# Who Plans/Who Just Wings it?



## TEX-O-BOB (Sep 12, 2007)

Archery hunting to me has always been a calculated, planed, well oiled machine. Everything for the hunt is carefully gone over and put together to ensure success. I mean everything, right down to the last little detail! Some of my friends, and siblings, just wait till the last minute, throw all their sh*t into the truck and head out. Drives me nuts, but hey, to each their own I guess...

What say you? Are you a last minute wing-it type guy, or do you take anal retentiveness to a whole new level?


----------



## Mr Muleskinner (Feb 14, 2012)

Tex I am so bad that I plan time in for making the plan. Moon phases, distance, travel time, meals, strategy, back up plan, emergencies, clothing, trail routes, sun up, sun down, review of the notes from previous years........planning is half of the fun.


----------



## jahan (Sep 7, 2007)

I am in between. As far as gear, where I am going and what not, I have that well planned out, but the details of each day I kind of go with the flow based off what I am seeing. I don't get to spend enough time in the field in the off-season to have animal patterned well so in that sense I am winging it, I usually just go to areas I know animals are and give it hell.


----------



## alpinebowman (Sep 24, 2007)

For a general season hunt I would say I am in the middle as well. I make sure my equipment is good and tuned up and do some scouting to have an opening day strategy but after the fist day it is usually one big audible. 

For a LE hunt I am must more of a planner.


----------



## xxxxxxBirdDogger (Mar 7, 2008)

****Don't forget to put your license in your wallet!****

I'm not too concerned about the size of the antlers so I don't scout for one second. I get a deer almost every year where I hunt and it's usually nothing impressive. I shoot all summer long. My hunting gear is in a box and ready to go already. I'll put my camping gear together for two days before leaving. We camp all the time anyway so that's just kind of routine.


----------



## UtahMountainMan (Jul 20, 2010)

When it comes to preparing the gear, the bow, location, etc., I am VERY obsessive and spend hours and hours and hours getting all the planning done. I am going over game plans for morning vs afternoon vs evening months in advance. I pack my stuff up about 2 weeks ahead of time. 

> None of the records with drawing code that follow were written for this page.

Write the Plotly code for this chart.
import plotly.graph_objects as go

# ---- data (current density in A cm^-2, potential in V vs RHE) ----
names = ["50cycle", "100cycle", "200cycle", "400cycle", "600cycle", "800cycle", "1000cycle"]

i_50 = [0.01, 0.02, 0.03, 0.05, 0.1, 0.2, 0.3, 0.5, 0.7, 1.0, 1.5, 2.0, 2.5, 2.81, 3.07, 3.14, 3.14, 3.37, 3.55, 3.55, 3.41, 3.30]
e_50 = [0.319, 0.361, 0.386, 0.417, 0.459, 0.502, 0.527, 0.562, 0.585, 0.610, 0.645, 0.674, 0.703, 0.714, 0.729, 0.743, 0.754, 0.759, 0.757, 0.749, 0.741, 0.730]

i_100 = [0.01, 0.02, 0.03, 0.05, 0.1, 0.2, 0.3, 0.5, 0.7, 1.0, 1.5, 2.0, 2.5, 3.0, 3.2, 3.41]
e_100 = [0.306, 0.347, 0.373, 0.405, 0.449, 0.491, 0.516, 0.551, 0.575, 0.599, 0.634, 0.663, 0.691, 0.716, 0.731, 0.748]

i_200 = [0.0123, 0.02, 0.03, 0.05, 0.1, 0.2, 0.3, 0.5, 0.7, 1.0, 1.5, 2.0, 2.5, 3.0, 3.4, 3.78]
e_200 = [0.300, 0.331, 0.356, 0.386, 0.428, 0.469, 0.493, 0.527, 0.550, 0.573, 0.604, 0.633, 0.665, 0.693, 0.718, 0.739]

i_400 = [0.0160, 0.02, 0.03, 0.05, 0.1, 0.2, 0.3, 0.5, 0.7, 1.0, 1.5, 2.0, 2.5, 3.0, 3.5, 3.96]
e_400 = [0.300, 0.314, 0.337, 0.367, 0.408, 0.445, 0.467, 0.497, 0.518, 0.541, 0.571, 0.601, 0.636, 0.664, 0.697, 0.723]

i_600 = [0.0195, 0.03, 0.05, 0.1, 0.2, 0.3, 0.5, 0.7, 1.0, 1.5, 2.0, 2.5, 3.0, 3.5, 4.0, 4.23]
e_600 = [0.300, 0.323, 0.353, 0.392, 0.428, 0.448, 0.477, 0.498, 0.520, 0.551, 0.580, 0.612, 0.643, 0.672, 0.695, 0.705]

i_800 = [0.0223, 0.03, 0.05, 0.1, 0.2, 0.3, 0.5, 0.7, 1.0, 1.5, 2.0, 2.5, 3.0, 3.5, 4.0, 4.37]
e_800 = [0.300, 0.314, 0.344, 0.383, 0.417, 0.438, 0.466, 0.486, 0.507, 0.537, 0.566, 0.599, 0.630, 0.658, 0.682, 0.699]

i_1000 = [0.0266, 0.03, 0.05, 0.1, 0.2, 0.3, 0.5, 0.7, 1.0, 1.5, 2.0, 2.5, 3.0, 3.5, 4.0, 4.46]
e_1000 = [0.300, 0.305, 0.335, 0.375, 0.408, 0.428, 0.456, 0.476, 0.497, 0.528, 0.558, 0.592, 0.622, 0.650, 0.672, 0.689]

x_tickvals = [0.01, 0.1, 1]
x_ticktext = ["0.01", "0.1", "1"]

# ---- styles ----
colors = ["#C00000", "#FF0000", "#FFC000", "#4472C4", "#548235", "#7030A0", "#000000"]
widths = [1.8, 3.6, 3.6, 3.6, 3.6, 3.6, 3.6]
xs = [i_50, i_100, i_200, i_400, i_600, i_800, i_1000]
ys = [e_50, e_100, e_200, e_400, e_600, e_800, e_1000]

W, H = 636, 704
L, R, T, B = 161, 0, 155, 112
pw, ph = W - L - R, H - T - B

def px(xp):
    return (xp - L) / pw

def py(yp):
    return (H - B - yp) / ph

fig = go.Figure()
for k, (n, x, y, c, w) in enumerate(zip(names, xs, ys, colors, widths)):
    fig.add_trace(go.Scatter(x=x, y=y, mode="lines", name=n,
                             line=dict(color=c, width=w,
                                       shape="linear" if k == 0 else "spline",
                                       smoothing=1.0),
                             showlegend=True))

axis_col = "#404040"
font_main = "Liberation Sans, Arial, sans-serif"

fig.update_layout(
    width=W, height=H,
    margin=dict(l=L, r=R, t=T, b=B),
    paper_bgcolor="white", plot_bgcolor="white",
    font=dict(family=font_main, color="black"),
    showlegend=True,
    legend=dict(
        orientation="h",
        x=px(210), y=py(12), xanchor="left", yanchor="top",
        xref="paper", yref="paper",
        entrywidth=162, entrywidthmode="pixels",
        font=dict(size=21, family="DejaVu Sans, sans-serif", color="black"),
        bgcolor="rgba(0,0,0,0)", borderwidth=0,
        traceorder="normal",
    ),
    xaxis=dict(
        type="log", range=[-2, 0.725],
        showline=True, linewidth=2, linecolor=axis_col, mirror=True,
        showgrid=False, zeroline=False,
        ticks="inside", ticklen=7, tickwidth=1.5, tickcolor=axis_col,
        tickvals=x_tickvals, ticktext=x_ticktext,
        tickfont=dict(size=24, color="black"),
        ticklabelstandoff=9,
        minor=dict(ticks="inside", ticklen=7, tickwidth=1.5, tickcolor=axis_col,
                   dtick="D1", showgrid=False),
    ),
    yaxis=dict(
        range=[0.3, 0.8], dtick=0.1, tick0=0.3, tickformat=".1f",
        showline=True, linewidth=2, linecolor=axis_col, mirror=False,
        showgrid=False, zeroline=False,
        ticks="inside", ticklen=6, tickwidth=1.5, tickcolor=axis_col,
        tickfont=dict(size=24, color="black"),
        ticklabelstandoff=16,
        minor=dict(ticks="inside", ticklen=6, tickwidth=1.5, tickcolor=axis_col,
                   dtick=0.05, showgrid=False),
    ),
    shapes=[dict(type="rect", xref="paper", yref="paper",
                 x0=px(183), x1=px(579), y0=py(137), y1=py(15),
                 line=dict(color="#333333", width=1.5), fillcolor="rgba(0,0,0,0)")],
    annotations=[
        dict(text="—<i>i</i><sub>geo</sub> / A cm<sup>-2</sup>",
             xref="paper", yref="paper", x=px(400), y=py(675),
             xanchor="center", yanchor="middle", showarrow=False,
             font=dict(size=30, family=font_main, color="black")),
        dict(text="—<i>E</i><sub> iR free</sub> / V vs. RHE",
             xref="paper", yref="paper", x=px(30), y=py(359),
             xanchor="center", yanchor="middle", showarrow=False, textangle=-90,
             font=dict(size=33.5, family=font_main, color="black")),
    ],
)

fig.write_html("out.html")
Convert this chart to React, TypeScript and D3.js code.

If it is a general season archery deer hunt, which is my most common hunt, I scout the area but due to pressure from campers/atvers etc, I dont even attempt to pattern a specific buck. I try to find where the deer are comfortable feeding and hanging out. 

I have a New Mexico LE archery elk tag this year and so I have been even more crazy about that one (Sep 11 to Sep 18).

But I have a couple other close friends I usually hunt with and if I didnt tell them that opening day was the next day they wouldnt know. It bugs the heck out of me.

I had to just force my buddy yesterday to take his bow in to get it restrung because his strings are one pull away from snapping they are so bad. He hasnt shot all year and I doubt he will shoot until fri evening aug 17th.

That bugs me too, lol.


----------



## Markthehunter88 (Nov 5, 2010)

UtahMountainMan said:


> When it comes to preparing the gear, the bow, location, etc., I am VERY obsessive and spend hours and hours and hours getting all the planning done. I am going over game plans for morning vs afternoon vs evening months in advance. I pack my stuff up about 2 weeks ahead of time.
> 
> If it is a general season archery deer hunt, which is my most common hunt, I scout the area but due to pressure from campers/atvers etc, I dont even attempt to pattern a specific buck. I try to find where the deer are comfortable feeding and hanging out.
> 
> ...


You better not be talking about me Earl! hahaha 8) .... I cant wait!!! I have a few salt licks up this year and have been scouting about 5 times in total. Still doesnt seem like enough. First goal is to harvest a "good" 3 point (or bigger) buck... then onto the elk. Scouting has been different this year with the usual hunting spot having been burnt to the ground.


----------



## duckhunter1096 (Sep 25, 2007)

Can we re-phrase this? 

How many of you actually get out of your chairs and do the scouting, and how many of you put a camera up and bait them in with a mineral block... and call that scouting?


----------



## Kwalk3 (Jun 21, 2012)

duckhunter1096 said:


> Can we re-phrase this?
> 
> How many of you actually get out of your chairs and do the scouting, and how many of you put a camera up and bait them in with a mineral block... and call that scouting?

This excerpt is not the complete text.